The NHERI Science Plan provides a bold vision for research to support an integrated view of hazard mitigation. It is designed to promote ongoing and meaningful engagement with practice, the leveraging and extension of NHERI components, and the professional development of a broad and diverse range of researchers and practitioners. It builds upon NHERI’s prior success while engaging current and likely future trends in advanced methodologies, data, and supporting technologies. The sense of purpose, combined with ethics and ingenuity, are among the research community’s greatest assets, so this document is not intended to constrain or limit ideas, but rather to identify high-value research needs and spark the development of meaningful research proposals. The Science Plan is meant to serve as a living document - one that will continue to be reviewed and updated to reflect new funding streams, projects, and challenges as well as new scientific breakthroughs and opportunities for further exploration.

Grand challenges

The Science Plan presents three grand challenges for the natural hazards research community.
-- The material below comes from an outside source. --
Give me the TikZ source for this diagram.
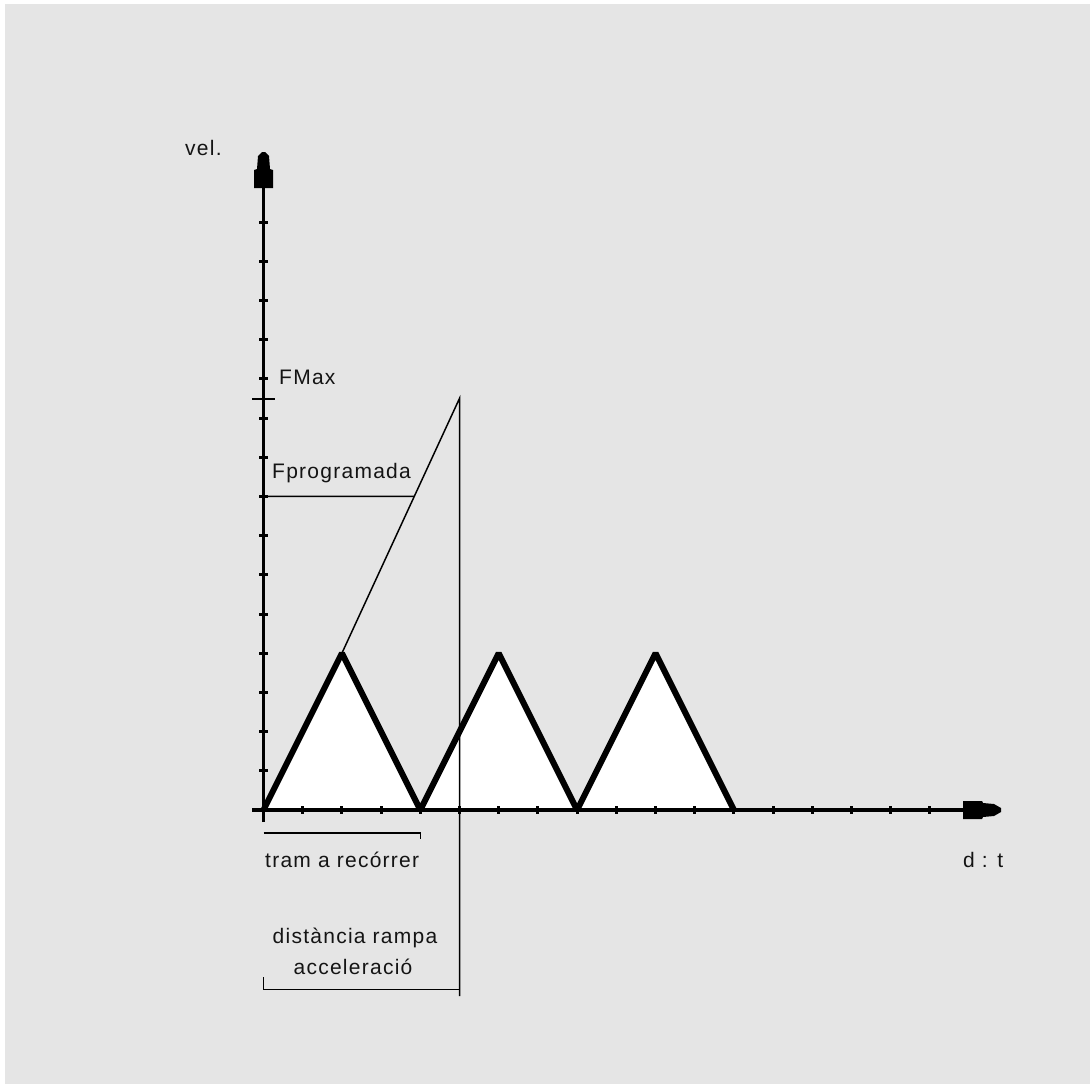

• The first is to identify and quantify the characteristics of single, co-occurring, and compounding natural hazards - whether of geophysical and/or atmospheric origin - that have the potential to harm people, damage civil infrastructure, and disrupt communities.

• The second grand challenge is to assess the exposure, vulnerability, and adaptive capacity of civil infrastructure and social systems in areas threatened by natural hazards.

• The third grand challenge is to invest in a diverse hazards workforce and develop the technologies and tools to support the design, construction, retrofit, and operation of equitable, sustainable, and resilient civil infrastructure for the nation.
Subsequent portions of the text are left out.